Below is the configuration that I am using
object GenPE extends App{
def config = VexRiscvConfig(
plugins = List(
new IBusSimplePlugin(
resetVector = 0x80000000l,
cmdForkOnSecondStage = false,
cmdForkPersistence = false,
prediction = DYNAMIC,
catchAccessFault = false,
compressedGen = false
),
new DBusSimplePlugin(
catchAddressMisaligned = false,
catchAccessFault = false
),
new DecoderSimplePlugin(
catchIllegalInstruction = false
),
new RegFilePlugin(
regFileReadyKind = plugin.SYNC,
zeroBoot = false
),
new IntAluPlugin,
new SrcPlugin(
separatedAddSub = false,
executeInsertion = true
),
new FullBarrelShifterPlugin,
new HazardSimplePlugin(
bypassExecute = true,
bypassMemory = true,
bypassWriteBack = true,
bypassWriteBackBuffer = true,
pessimisticUseSrc = false,
pessimisticWriteRegFile = false,
pessimisticAddressMatch = false
),
new MulPlugin,
new DivPlugin,
new CsrPlugin(CsrPluginConfig.allPE(0x80000000l)),
new CompletionCsrPlugin,
new MemCpyCsrPlugin,
new DebugPlugin(ClockDomain.current.clone(reset = Bool().setName("debugReset"))),
new BranchPlugin(
earlyBranch = false,
catchAddressMisaligned = false
),
new YamlPlugin("cpu0.yaml")
)
)
CsrPluginConfig.allPE
is a slight modification:
def allPE(mtvecInit : BigInt) : CsrPluginConfig = CsrPluginConfig(
catchIllegalAccess = false,
mvendorid = 11,
marchid = 22,
mimpid = 33,
mhartid = 0,
misaExtensionsInit = 66,
misaAccess = CsrAccess.READ_WRITE,
mtvecAccess = CsrAccess.READ_WRITE,
mtvecInit = mtvecInit,
mepcAccess = CsrAccess.READ_WRITE,
mscratchGen = true,
mcauseAccess = CsrAccess.READ_WRITE,
mbadaddrAccess = CsrAccess.READ_WRITE,
mcycleAccess = CsrAccess.READ_WRITE,
minstretAccess = CsrAccess.READ_WRITE,
ecallGen = true,
wfiGenAsWait = true,
ucycleAccess = CsrAccess.READ_ONLY,
uinstretAccess = CsrAccess.READ_ONLY
)
And the CompletionCsrPlugin + MemCpyCsrPlugin are based on the customCSR, which exposes a CSR mapped register bus for interfacing with external hardware. Neither applies any modification to the pipeline - essentially a wrapper for in() and out().

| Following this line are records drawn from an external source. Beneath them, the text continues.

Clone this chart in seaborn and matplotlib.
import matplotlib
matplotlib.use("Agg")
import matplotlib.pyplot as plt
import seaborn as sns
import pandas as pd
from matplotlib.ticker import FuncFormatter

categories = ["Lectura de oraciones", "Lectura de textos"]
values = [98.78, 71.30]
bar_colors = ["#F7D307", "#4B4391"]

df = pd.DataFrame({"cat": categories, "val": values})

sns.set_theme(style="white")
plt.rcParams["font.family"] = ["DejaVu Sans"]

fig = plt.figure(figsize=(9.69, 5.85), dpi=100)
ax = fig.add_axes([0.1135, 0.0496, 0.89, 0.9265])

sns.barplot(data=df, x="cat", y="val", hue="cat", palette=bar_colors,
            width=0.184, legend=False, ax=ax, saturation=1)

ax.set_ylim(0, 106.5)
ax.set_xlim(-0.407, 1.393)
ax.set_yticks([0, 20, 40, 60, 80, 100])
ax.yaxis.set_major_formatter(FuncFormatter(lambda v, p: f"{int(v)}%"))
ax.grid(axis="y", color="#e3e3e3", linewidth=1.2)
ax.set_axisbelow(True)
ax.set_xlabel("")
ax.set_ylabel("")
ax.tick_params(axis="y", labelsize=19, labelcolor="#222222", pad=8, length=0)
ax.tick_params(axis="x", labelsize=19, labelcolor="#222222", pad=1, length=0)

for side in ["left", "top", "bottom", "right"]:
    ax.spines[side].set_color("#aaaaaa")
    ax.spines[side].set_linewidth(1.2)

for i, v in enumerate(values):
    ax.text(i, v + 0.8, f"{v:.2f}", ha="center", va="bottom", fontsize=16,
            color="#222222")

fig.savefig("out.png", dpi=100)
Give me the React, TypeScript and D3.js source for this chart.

Additional information: The processor is connected directly up to SRAM banks (a TCM implementation) which have a guaranteed single cycle read. As such, the following signals are static:
assign iBus_cmd_ready = 1'b1;
assign iBus_rsp_valid = 1'b1;
assign iBus_rsp_payload_error = 1'b0;
assign dBus_cmd_ready = 1'b1;
assign dBus_rsp_ready = 1'b1;
assign dBus_rsp_error = 1'b0;
The program memory is loaded via hex into a BRAM module, and executed directly. The relevant lines in question were:
default_interrupt_handler:
la a0, _launch_kernel
csrw CSR_MEPC, a0
mret
nop
nop
nop
_launch_kernel:
// load argc into t1
lw t1, 1*4(t0)
// load the count, because we can't branch on an immediate
addi t2, zero, 8
// set the new base ptr
addi t0, t0, 10*4
1: // if argc > 8, then we need to push them on the stack
bge t2, t1, 2f
lw t3, 0(t0) // load the argument
PUSH t3 // push it to the stack <-- this is a macro which decrements sp and then writes to sp
addi t0, t0, 4 // increment the argument pointer by 4
addi t2, t2, 1 // increment the count by 1
// unconditional branch back to the check condition
beq zero, zero, 1b
2:
// and now we can launch the kernel
call kernel
In the above code, a0
was loaded with the incorrect value - the instructions were encoded correctly. I since replaced those instructions with a simple j _launch_kernel
since I am not considering other exceptions / interrupts (bare metal).
With the loop... bge t2, t1, 2f
had the following values: t2 = 8, t1=7
, however, the lw
and sw
from the PUSH macro were both executed.
Please let me know if I can provide any further information.